By Stephanie Sweet,
Special to the AFRO
As minority contractors seek viable opportunities to not only expand our individual footprints, but to also foster diversity throughout the entire construction industry, we often encounter a common misconception that project labor agreements (PLAs) are somehow bad for our businesses.
In fact, in opposing a PLA being implemented on the $1 billion dollar Prince George’s County Public Schools P3 school construction program, anti-worker parties often base their argument on this very fallacy – even as evidence points to a minority contractor’s chances to win important bids being stifled without the presence of a PLA.
According to the Economic Policy Institute, PLAs – otherwise known as Community Workforce Agreements – are effective mechanisms for controlling construction costs, ensuring efficient completion of projects, and establishing fair wages and benefits for all workers. PLAs also help ensure worker health and safety protections while providing a unique opportunity for workforce development.
What’s not to like?
Under a PLA, a contractor can bid on a project without fear of being underbid by unprincipled competitors that knowingly bend the rules and break the law – contractors failing to pay overtime or misclassifying employees as 1099 contractors, for example.
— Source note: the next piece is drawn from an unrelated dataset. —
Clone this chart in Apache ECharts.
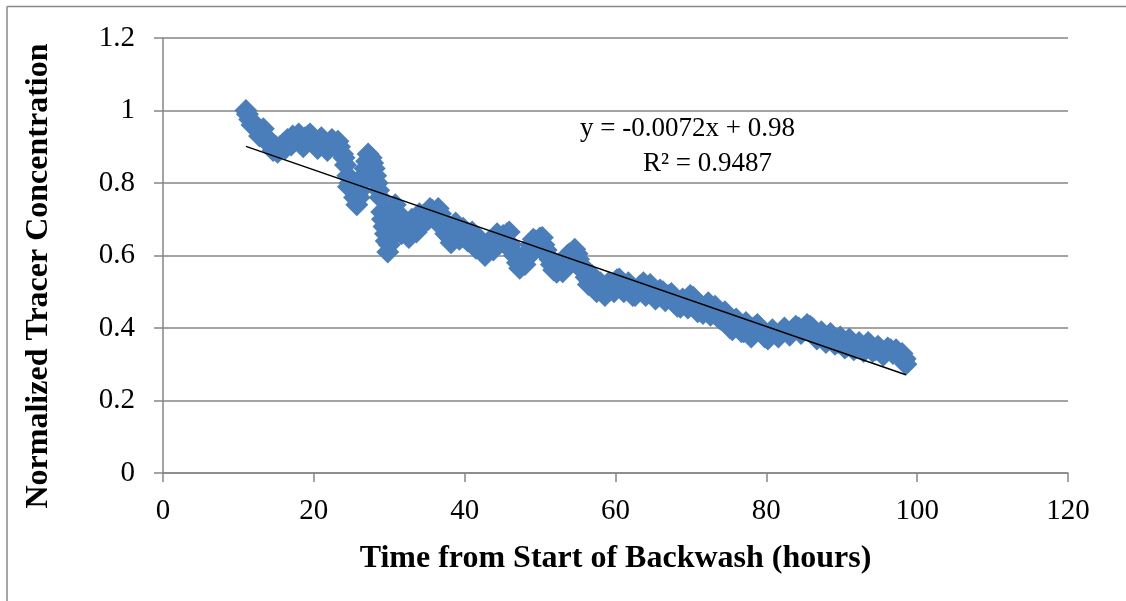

A PLA guaranteeing strong labor standards protects all parties involved in development – the contractor, the local construction workforce and the taxpayer. A contract that can be enforced by both unions and management, PLAs guarantee quality work, as they serve as an effective safeguard to ensure projects are delivered both on-time and on-budget.
When a PLA is in place, the rules are followed by all parties. It’s that simple.
What’s more, PLAs help assure local officials that all parties are protected. When a PLA is involved, Minority Business Enterprise – or MBE – participation goals related to a project are not merely met, but regularly exceeded.
Preparing a bid demands major resources. The process requires a construction company to pay estimators and spend valuable staff time preparing specs. That said, local companies like mine are far more likely to invest said resources if a County has already committed to using a framework that levels the playing field for all contractors.
Look at the District of Columbia – just a few miles from Prince George’s County – where minority contractors have been involved in the successful completion of projects covered by PLAs and supported by the unionized workforce of the Building Trades. The nation’s capital has much stricter local hiring and minority business requirements than Prince George’s County. Even so, the District’s PLA projects have a track record of meeting and often surpassing these goals.
Because a PLA was not utilized for phase one of the P3 program in Prince George’s County, allegations of wage theft, the misclassification of workers, and prevailing wage violations are rampant – with new cases continuing to come forward.
If local minority-owned businesses like mine are to compete for work on phase two of the P3 program in Prince George’s County, there is no time to waste in demanding a PLA.